Given problem: Return all lines with the word "this" in them.

Record excerpts:
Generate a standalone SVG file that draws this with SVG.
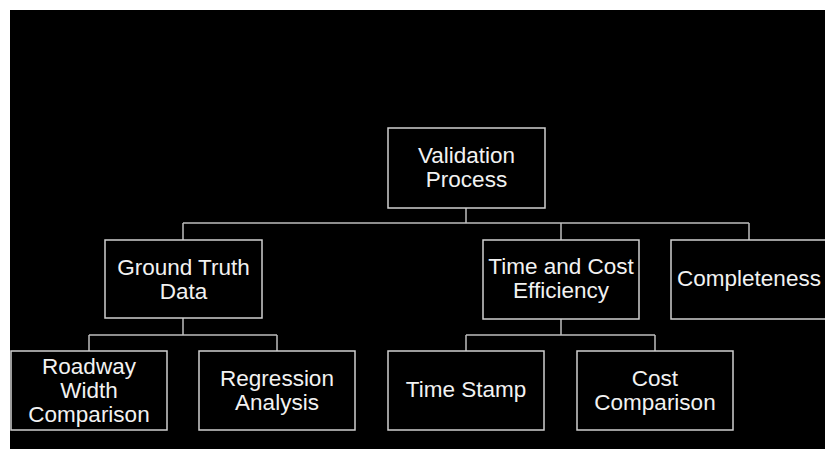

--

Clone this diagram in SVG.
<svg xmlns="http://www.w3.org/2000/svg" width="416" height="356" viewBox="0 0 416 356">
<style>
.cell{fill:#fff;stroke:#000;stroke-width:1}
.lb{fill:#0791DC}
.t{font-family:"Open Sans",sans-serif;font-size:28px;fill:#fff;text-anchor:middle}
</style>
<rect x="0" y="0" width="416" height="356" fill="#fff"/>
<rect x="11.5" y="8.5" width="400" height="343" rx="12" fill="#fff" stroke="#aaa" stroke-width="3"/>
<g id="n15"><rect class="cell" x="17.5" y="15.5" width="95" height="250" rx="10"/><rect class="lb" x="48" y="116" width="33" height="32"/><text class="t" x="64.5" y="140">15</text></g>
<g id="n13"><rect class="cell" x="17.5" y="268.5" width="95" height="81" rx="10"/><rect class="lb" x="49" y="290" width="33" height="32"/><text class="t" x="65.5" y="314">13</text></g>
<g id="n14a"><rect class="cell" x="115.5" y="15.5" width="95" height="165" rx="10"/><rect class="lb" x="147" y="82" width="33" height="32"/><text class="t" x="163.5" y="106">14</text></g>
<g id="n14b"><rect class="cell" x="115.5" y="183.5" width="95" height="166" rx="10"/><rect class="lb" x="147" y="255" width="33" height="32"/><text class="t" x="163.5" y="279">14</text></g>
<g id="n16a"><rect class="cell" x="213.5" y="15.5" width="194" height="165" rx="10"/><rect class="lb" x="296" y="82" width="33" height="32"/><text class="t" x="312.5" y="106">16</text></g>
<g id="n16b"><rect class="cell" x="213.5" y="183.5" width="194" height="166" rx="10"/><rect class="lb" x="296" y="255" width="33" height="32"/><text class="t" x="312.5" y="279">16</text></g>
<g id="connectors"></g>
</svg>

Finished exercise:
Generate a standalone SVG file that draws this with SVG.
Clone this diagram in SVG.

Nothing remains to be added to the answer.